Machine Design
Two Exotic Carbon Molecules Combine Into a Rectifier

Two Exotic Carbon Molecules Combine Into a Rectifier

Diamondoids, the square cages at left, were jointed to buckyballs, the soccer-ball shapes at right, to create buckydiamondoids (center). These hybrid carbon-hydrogen molecules act as rectifiers or diodes, only allowing current flow in one direction.

Engineers at Stanford University combined two unconventional forms of carbon—buckminsterfullerene (also known as buckyballs) and diamondoids—and came up with a small electrical component: a rectifier. The new rectifier acts like a diode and only lets current flow in one direction. This new nanoscale electronic component could play a key role in shrinking electronic circuits down to the molecular scale and could lead to faster, less power-hungry devices.

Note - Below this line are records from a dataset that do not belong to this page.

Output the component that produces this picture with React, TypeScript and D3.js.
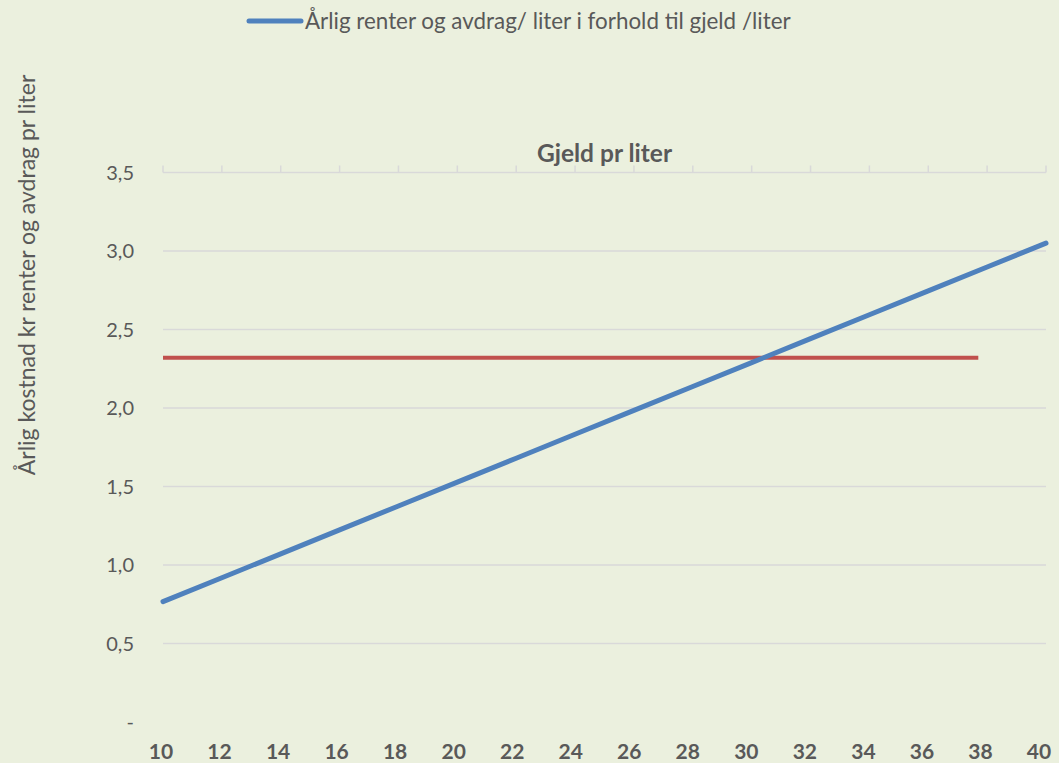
import React from "react";
import * as d3 from "d3";

const xCategories = [10, 12, 14, 16, 18, 20, 22, 24, 26, 28, 30, 32, 34, 36, 38, 40];
const blueX = [10, 12, 14, 16, 18, 20, 22, 24, 26, 28, 30, 32, 34, 36, 38, 40];
const blueY = [0.767, 0.919, 1.071, 1.224, 1.376, 1.528, 1.68, 1.833, 1.985, 2.137, 2.289, 2.442, 2.594, 2.746, 2.898, 3.05];
const redX = [10, 37.7];
const redY = [2.32, 2.32];
const yTicks = [0, 0.5, 1.0, 1.5, 2.0, 2.5, 3.0, 3.5];
const legendLabel = "Årlig renter og avdrag/ liter i forhold til gjeld /liter";
const xTitle = "Gjeld pr liter";
const yTitle = "Årlig kostnad kr renter og avdrag pr liter";

const W = 1059;
const H = 763;
const FONT = "Lato, 'Open Sans', sans-serif";
const TXT = "#595959";

export default function App() {
  const x = d3.scaleLinear().domain([10, 40]).range([163, 1046]);
  const xLabel = d3.scaleLinear().domain([10, 40]).range([161, 1039]);
  const y = d3.scaleLinear().domain([0, 3.5]).range([722, 172.5]);
  const line = d3
    .line<[number, number]>()
    .x((d) => x(d[0]))
    .y((d) => y(d[1]));
  const blue = blueX.map((v, i) => [v, blueY[i]] as [number, number]);
  const red = redX.map((v, i) => [v, redY[i]] as [number, number]);
  const fmt = (v: number) => (v === 0 ? "-" : v.toFixed(1).replace(".", ","));

  return (
    <svg
      width={W}
      height={H}
      style={{ position: "absolute", left: 0, top: 0, display: "block" }}
    >
      <rect x={0} y={0} width={W} height={H} fill="#EBF0DE" />
      {/* gridlines */}
      {yTicks
        .filter((t) => t > 0 && t < 3.5)
        .map((t) => (
          <line
            key={t}
            x1={x(10)}
            x2={x(40)}
            y1={y(t)}
            y2={y(t)}
            stroke="#D9D9D9"
            strokeWidth={1.5}
          />
        ))}
      {/* top axis */}
      <line x1={x(10)} x2={x(40)} y1={y(3.5)} y2={y(3.5)} stroke="#D9D9D9" strokeWidth={1.5} />
      {xCategories.map((c) => (
        <line
          key={c}
          x1={x(c)}
          x2={x(c)}
          y1={y(3.5)}
          y2={y(3.5) - 7}
          stroke="#D9D9D9"
          strokeWidth={1.5}
        />
      ))}
      {/* y tick labels */}
      {yTicks.map((t) => (
        <text
          key={t}
          x={134}
          y={y(t)}
          dy="0.35em"
          textAnchor="end"
          fontFamily={FONT}
          fontSize={20}
          fill={TXT}
        >
          {fmt(t)}
        </text>
      ))}
      {/* x tick labels */}
      {xCategories.map((c) => (
        <text
          key={c}
          x={xLabel(c)}
          y={752}
          dy="0.35em"
          textAnchor="middle"
          fontFamily={FONT}
          fontSize={21}
          fontWeight="bold"
          fill={TXT}
        >
          {c}
        </text>
      ))}
      {/* x title */}
      <text
        x={(x(10) + x(40)) / 2}
        y={153}
        dy="0.35em"
        textAnchor="middle"
        fontFamily={FONT}
        fontSize={24.5}
        fontWeight="bold"
        fill={TXT}
      >
        {xTitle}
      </text>
      {/* y title */}
      <text
        transform={`translate(27,275) rotate(-90)`}
        dy="0.35em"
        textAnchor="middle"
        fontFamily={FONT}
        fontSize={23}
        fill={TXT}
      >
        {yTitle}
      </text>
      {/* series */}
      <path d={line(red) || ""} fill="none" stroke="#C0504D" strokeWidth={4} />
      <path
        d={line(blue) || ""}
        fill="none"
        stroke="#4F81BD"
        strokeWidth={5}
        strokeLinecap="round"
      />
      {/* legend */}
      <line x1={249} x2={301} y1={21} y2={21} stroke="#4F81BD" strokeWidth={5} strokeLinecap="round" />
      <text x={305} y={21} dy="0.35em" fontFamily={FONT} fontSize={22.4} fill={TXT}>
        {legendLabel}
      </text>
    </svg>
  );
}
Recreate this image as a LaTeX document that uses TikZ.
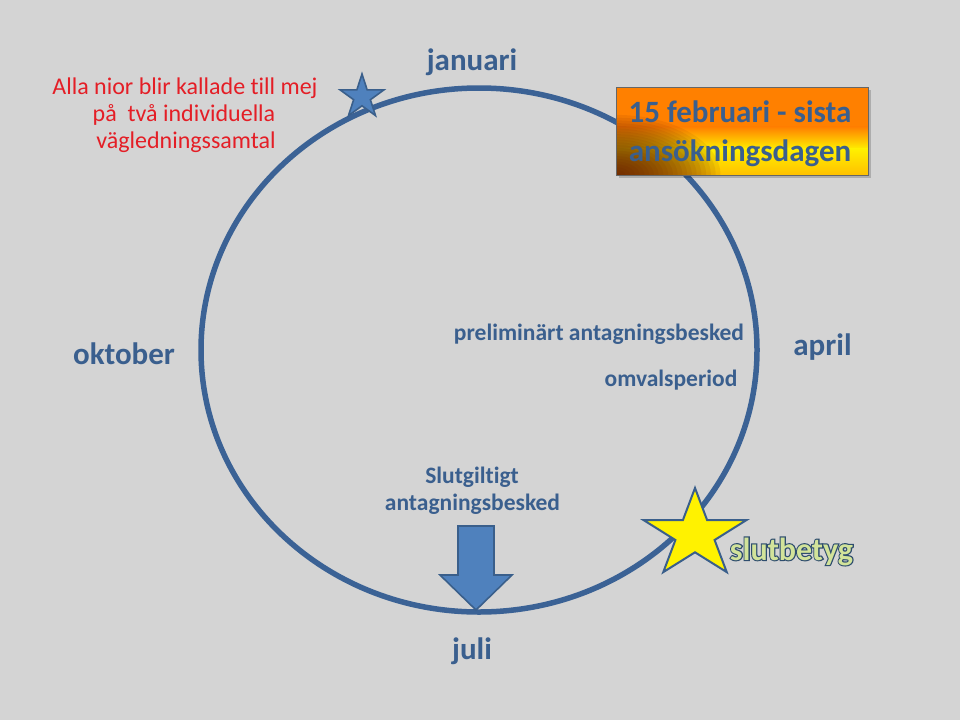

Diamondoids, carbon bonded into cages in a similar way as diamonds but weighing only a billionth of a billionth of a carat, were found to emit electron beams and can be found in petroleum. Buckyballs, on theother hand, tend to “grab” electrons. They can be isolated from soot. Once joined into buckydiamondoids, researchers used a scanning tunneling microscope to measure current flow through them. They discovered current through the hybrid molecule from diamondoid to bucky ball was 50 times stronger than current flow in the opposite direction. Although this is not the first molecular rectifier ever made, it is the first made from just carbon and hydrogen. The research team’s next step is to determine if transistors can be made from the same simple ingredients.